• Work instructions
Restate the full listing word for word and leave the pictures out.

• Material
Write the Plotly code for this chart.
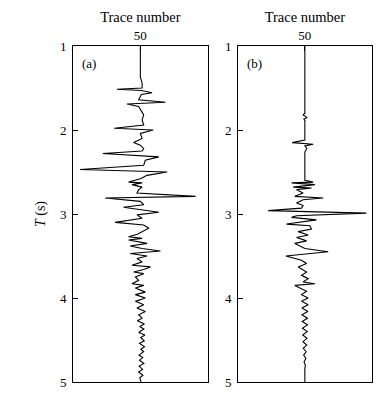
import plotly.graph_objects as go

# ---- data (time in s, amplitude in trace-number units around trace 50) ----
trace_center = 50
t_a = [1.00, 1.37, 1.44, 1.50, 1.515, 1.53, 1.556, 1.577, 1.60, 1.64, 1.67, 1.69, 1.72, 1.78, 1.82, 1.88, 1.94,
       1.98, 2.00, 2.04, 2.10, 2.15, 2.18, 2.22, 2.25, 2.28, 2.32, 2.36, 2.42, 2.47, 2.50, 2.54, 2.58, 2.62,
       2.63, 2.65, 2.68, 2.71, 2.75, 2.79, 2.81, 2.85, 2.89, 2.92, 2.95, 2.98, 3.01, 3.05, 3.10, 3.13, 3.17,
       3.21, 3.24, 3.27, 3.29, 3.31, 3.35, 3.38, 3.41, 3.44, 3.47, 3.50, 3.53, 3.57, 3.61, 3.63, 3.66, 3.69,
       3.71, 3.75, 3.79, 3.83, 3.85, 3.88, 3.93, 3.96, 4.00, 4.04, 4.08, 4.12, 4.16, 4.20, 4.24,
       4.27, 4.31, 4.34, 4.37, 4.41, 4.44, 4.47, 4.51, 4.54, 4.58, 4.61, 4.64, 4.68, 4.71, 4.74, 4.78,
       4.81, 4.85, 4.88, 4.92, 4.95, 5.00]
amp_a = [0, 0, 1.3, 1.3, -17.4, 0.7, 8.7, 0.7, 0, -1.3, 18.7, -9.9, -1.3, 1.3, 2.5, 1.3, 2.5,
         -19.4, 9.5, 0, 1.3, -5.0, 0, 2.5, 1.3, -27.8, 13.7, 3.7, 2.5, -44.8, 19.9, 5.0, 0, -8.7,
         1.3, -6.2, 1.3, -1.3, -2.5, 41.0, -26.1, 0, 2.5, -12.5, 1.3, 13.7, -2.5, 1.3, -18.7, 2.5, 6.2,
         1.3, -2.2, -8.7, 1.3, -8.7, 5.0, -7.5, 1.3, 14.9, -7.5, 5.0, -2.5, 1.3, -6.2, 7.5, 2.5, -5.0,
         2.5, -3.7, -1.3, -6.2, 2.5, -3.7, 3.7, -3.7, 3.7, -3.7, 2.5, -2.5, 3.7, -1.3, 1.3,
         -2.2, 3.0, -0.5, 2.6, -1.2, 3.4, 0.2, 2.9, -0.6, 3.1, 0.4, 2.4, -1.0, 1.8, -0.6, 2.6,
         -0.9, 1.6, -1.3, 1.9, -0.4, 0.5]

t_b = [1.00, 1.80, 1.82, 1.85, 1.87, 1.89, 2.12, 2.15, 2.17, 2.19, 2.22, 2.26, 2.60, 2.62, 2.63, 2.65,
       2.68, 2.69, 2.71, 2.75, 2.79, 2.81, 2.83, 2.87, 2.90, 2.93, 2.96, 2.99, 3.02, 3.04, 3.07, 3.10,
       3.12, 3.14, 3.18, 3.21, 3.25, 3.28, 3.32, 3.35, 3.41, 3.45, 3.50, 3.55, 3.59, 3.63, 3.69, 3.73,
       3.77, 3.81, 3.83, 3.85, 3.89, 3.92, 3.96, 4.00, 4.04, 4.08, 4.12, 4.16, 4.20, 4.24, 4.28, 4.32,
       4.36, 4.40, 4.44, 4.48, 4.52, 4.56, 4.60, 4.64, 4.68, 4.72, 4.76, 4.80, 4.84, 5.00]
amp_b = [0, 0, -1.3, 1.7, -0.7, 0, 0, -9.5, 6.2, 0, 1.5, 0, 0, 6.2, -9.9, 7.5,
         -8.7, 5.0, -6.2, -1.3, -7.5, 13.7, -1.3, -6.2, -1.3, -2.5, -27.4, 46.0, -6.2, -9.9, 8.7, -7.5,
         -13.7, 3.7, 5.0, -5.0, 2.5, -6.2, 1.3, -7.5, 0, 17.4, -14.2, -2.5, 1.3, -5.0, 1.3, -2.5,
         2.5, -1.3, 7.5, -7.5, -2.5, 1.3, -2.5, 2.5, -2.5, 2.5, -2.2, 2.2, -2.2, 2.0, -2.0, 2.0,
         -1.8, 1.8, -1.6, 1.6, -1.4, 1.4, -1.2, 1.0, -0.9, 0.8, -0.6, 0.4, 0, 0]

y_ticks = [1, 2, 3, 4, 5]
x_ticks = [50]
panel_labels = ["(a)", "(b)"]

FONT = "Liberation Serif"
W, H = 386, 399
OFF = 8  # page body margin offset in px

fig = go.Figure()
fig.add_trace(go.Scatter(x=[trace_center + a for a in amp_a], y=t_a, mode="lines",
                         line=dict(color="black", width=1.1), xaxis="x", yaxis="y", showlegend=False))
fig.add_trace(go.Scatter(x=[trace_center + a for a in amp_b], y=t_b, mode="lines",
                         line=dict(color="black", width=1.1), xaxis="x2", yaxis="y2", showlegend=False))

ydom = [1 - (382 - OFF) / H, 1 - (46 - OFF) / H]
xdom_a = [(73 - OFF) / W, (207.7 - OFF) / W]
xdom_b = [(238 - OFF) / W, (371.7 - OFF) / W]

common_x = dict(range=[0, 100], side="top", tickvals=x_ticks, ticks="inside", ticklen=5,
                tickcolor="black", showline=True, linecolor="black", linewidth=1, mirror=True,
                showgrid=False, zeroline=False, automargin=False,
                tickfont=dict(family=FONT, size=13, color="black"),
                title=dict(text="Trace number", font=dict(family=FONT, size=14.5, color="black"), standoff=1))
common_y = dict(range=[5, 1], tickvals=y_ticks, ticks="inside", ticklen=5, tickcolor="black",
                showline=True, linecolor="black", linewidth=1, mirror=True, showgrid=False,
                zeroline=False, automargin=False, ticklabelstandoff=3,
                tickfont=dict(family=FONT, size=13, color="black"))

fig.update_layout(
    width=W, height=H,
    margin=dict(l=0, r=0, t=0, b=0),
    paper_bgcolor="white", plot_bgcolor="white",
    xaxis=dict(domain=xdom_a, anchor="y", **common_x),
    xaxis2=dict(domain=xdom_b, anchor="y2", **common_x),
    yaxis=dict(domain=ydom, anchor="x",
               title=dict(text="<i>T</i> (s)", font=dict(family=FONT, size=14, color="black"), standoff=11),
               **common_y),
    yaxis2=dict(domain=ydom, anchor="x2", **common_y),
    annotations=[
        dict(text=panel_labels[0], xref="x domain", yref="y domain", x=0.05, y=0.975,
             xanchor="left", yanchor="top", showarrow=False,
             font=dict(family=FONT, size=13, color="black")),
        dict(text=panel_labels[1], xref="x2 domain", yref="y2 domain", x=0.05, y=0.975,
             xanchor="left", yanchor="top", showarrow=False,
             font=dict(family=FONT, size=13, color="black")),
    ],
)

fig.write_html("out.html")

• Expected output
Write the Plotly code for this chart.
import plotly.graph_objects as go

# ---- data (time in s, amplitude in trace-number units around trace 50) ----
trace_center = 50
t_a = [1.00, 1.37, 1.44, 1.50, 1.515, 1.53, 1.556, 1.577, 1.60, 1.64, 1.67, 1.69, 1.72, 1.78, 1.82, 1.88, 1.94,
       1.98, 2.00, 2.04, 2.10, 2.15, 2.18, 2.22, 2.25, 2.28, 2.32, 2.36, 2.42, 2.47, 2.50, 2.54, 2.58, 2.62,
       2.63, 2.65, 2.68, 2.71, 2.75, 2.79, 2.81, 2.85, 2.89, 2.92, 2.95, 2.98, 3.01, 3.05, 3.10, 3.13, 3.17,
       3.21, 3.24, 3.27, 3.29, 3.31, 3.35, 3.38, 3.41, 3.44, 3.47, 3.50, 3.53, 3.57, 3.61, 3.63, 3.66, 3.69,
       3.71, 3.75, 3.79, 3.83, 3.85, 3.88, 3.93, 3.96, 4.00, 4.04, 4.08, 4.12, 4.16, 4.20, 4.24,
       4.27, 4.31, 4.34, 4.37, 4.41, 4.44, 4.47, 4.51, 4.54, 4.58, 4.61, 4.64, 4.68, 4.71, 4.74, 4.78,
       4.81, 4.85, 4.88, 4.92, 4.95, 5.00]
amp_a = [0, 0, 1.3, 1.3, -17.4, 0.7, 8.7, 0.7, 0, -1.3, 18.7, -9.9, -1.3, 1.3, 2.5, 1.3, 2.5,
         -19.4, 9.5, 0, 1.3, -5.0, 0, 2.5, 1.3, -27.8, 13.7, 3.7, 2.5, -44.8, 19.9, 5.0, 0, -8.7,
         1.3, -6.2, 1.3, -1.3, -2.5, 41.0, -26.1, 0, 2.5, -12.5, 1.3, 13.7, -2.5, 1.3, -18.7, 2.5, 6.2,
         1.3, -2.2, -8.7, 1.3, -8.7, 5.0, -7.5, 1.3, 14.9, -7.5, 5.0, -2.5, 1.3, -6.2, 7.5, 2.5, -5.0,
         2.5, -3.7, -1.3, -6.2, 2.5, -3.7, 3.7, -3.7, 3.7, -3.7, 2.5, -2.5, 3.7, -1.3, 1.3,
         -2.2, 3.0, -0.5, 2.6, -1.2, 3.4, 0.2, 2.9, -0.6, 3.1, 0.4, 2.4, -1.0, 1.8, -0.6, 2.6,
         -0.9, 1.6, -1.3, 1.9, -0.4, 0.5]

t_b = [1.00, 1.80, 1.82, 1.85, 1.87, 1.89, 2.12, 2.15, 2.17, 2.19, 2.22, 2.26, 2.60, 2.62, 2.63, 2.65,
       2.68, 2.69, 2.71, 2.75, 2.79, 2.81, 2.83, 2.87, 2.90, 2.93, 2.96, 2.99, 3.02, 3.04, 3.07, 3.10,
       3.12, 3.14, 3.18, 3.21, 3.25, 3.28, 3.32, 3.35, 3.41, 3.45, 3.50, 3.55, 3.59, 3.63, 3.69, 3.73,
       3.77, 3.81, 3.83, 3.85, 3.89, 3.92, 3.96, 4.00, 4.04, 4.08, 4.12, 4.16, 4.20, 4.24, 4.28, 4.32,
       4.36, 4.40, 4.44, 4.48, 4.52, 4.56, 4.60, 4.64, 4.68, 4.72, 4.76, 4.80, 4.84, 5.00]
amp_b = [0, 0, -1.3, 1.7, -0.7, 0, 0, -9.5, 6.2, 0, 1.5, 0, 0, 6.2, -9.9, 7.5,
         -8.7, 5.0, -6.2, -1.3, -7.5, 13.7, -1.3, -6.2, -1.3, -2.5, -27.4, 46.0, -6.2, -9.9, 8.7, -7.5,
         -13.7, 3.7, 5.0, -5.0, 2.5, -6.2, 1.3, -7.5, 0, 17.4, -14.2, -2.5, 1.3, -5.0, 1.3, -2.5,
         2.5, -1.3, 7.5, -7.5, -2.5, 1.3, -2.5, 2.5, -2.5, 2.5, -2.2, 2.2, -2.2, 2.0, -2.0, 2.0,
         -1.8, 1.8, -1.6, 1.6, -1.4, 1.4, -1.2, 1.0, -0.9, 0.8, -0.6, 0.4, 0, 0]

y_ticks = [1, 2, 3, 4, 5]
x_ticks = [50]
panel_labels = ["(a)", "(b)"]

FONT = "Liberation Serif"
W, H = 386, 399
OFF = 8  # page body margin offset in px

fig = go.Figure()
fig.add_trace(go.Scatter(x=[trace_center + a for a in amp_a], y=t_a, mode="lines",
                         line=dict(color="black", width=1.1), xaxis="x", yaxis="y", showlegend=False))
fig.add_trace(go.Scatter(x=[trace_center + a for a in amp_b], y=t_b, mode="lines",
                         line=dict(color="black", width=1.1), xaxis="x2", yaxis="y2", showlegend=False))

ydom = [1 - (382 - OFF) / H, 1 - (46 - OFF) / H]
xdom_a = [(73 - OFF) / W, (207.7 - OFF) / W]
xdom_b = [(238 - OFF) / W, (371.7 - OFF) / W]

common_x = dict(range=[0, 100], side="top", tickvals=x_ticks, ticks="inside", ticklen=5,
                tickcolor="black", showline=True, linecolor="black", linewidth=1, mirror=True,
                showgrid=False, zeroline=False, automargin=False,
                tickfont=dict(family=FONT, size=13, color="black"),
                title=dict(text="Trace number", font=dict(family=FONT, size=14.5, color="black"), standoff=1))
common_y = dict(range=[5, 1], tickvals=y_ticks, ticks="inside", ticklen=5, tickcolor="black",
                showline=True, linecolor="black", linewidth=1, mirror=True, showgrid=False,
                zeroline=False, automargin=False, ticklabelstandoff=3,
                tickfont=dict(family=FONT, size=13, color="black"))

fig.update_layout(
    width=W, height=H,
    margin=dict(l=0, r=0, t=0, b=0),
    paper_bgcolor="white", plot_bgcolor="white",
    xaxis=dict(domain=xdom_a, anchor="y", **common_x),
    xaxis2=dict(domain=xdom_b, anchor="y2", **common_x),
    yaxis=dict(domain=ydom, anchor="x",
               title=dict(text="<i>T</i> (s)", font=dict(family=FONT, size=14, color="black"), standoff=11),
               **common_y),
    yaxis2=dict(domain=ydom, anchor="x2", **common_y),
    annotations=[
        dict(text=panel_labels[0], xref="x domain", yref="y domain", x=0.05, y=0.975,
             xanchor="left", yanchor="top", showarrow=False,
             font=dict(family=FONT, size=13, color="black")),
        dict(text=panel_labels[1], xref="x2 domain", yref="y2 domain", x=0.05, y=0.975,
             xanchor="left", yanchor="top", showarrow=False,
             font=dict(family=FONT, size=13, color="black")),
    ],
)

fig.write_html("out.html")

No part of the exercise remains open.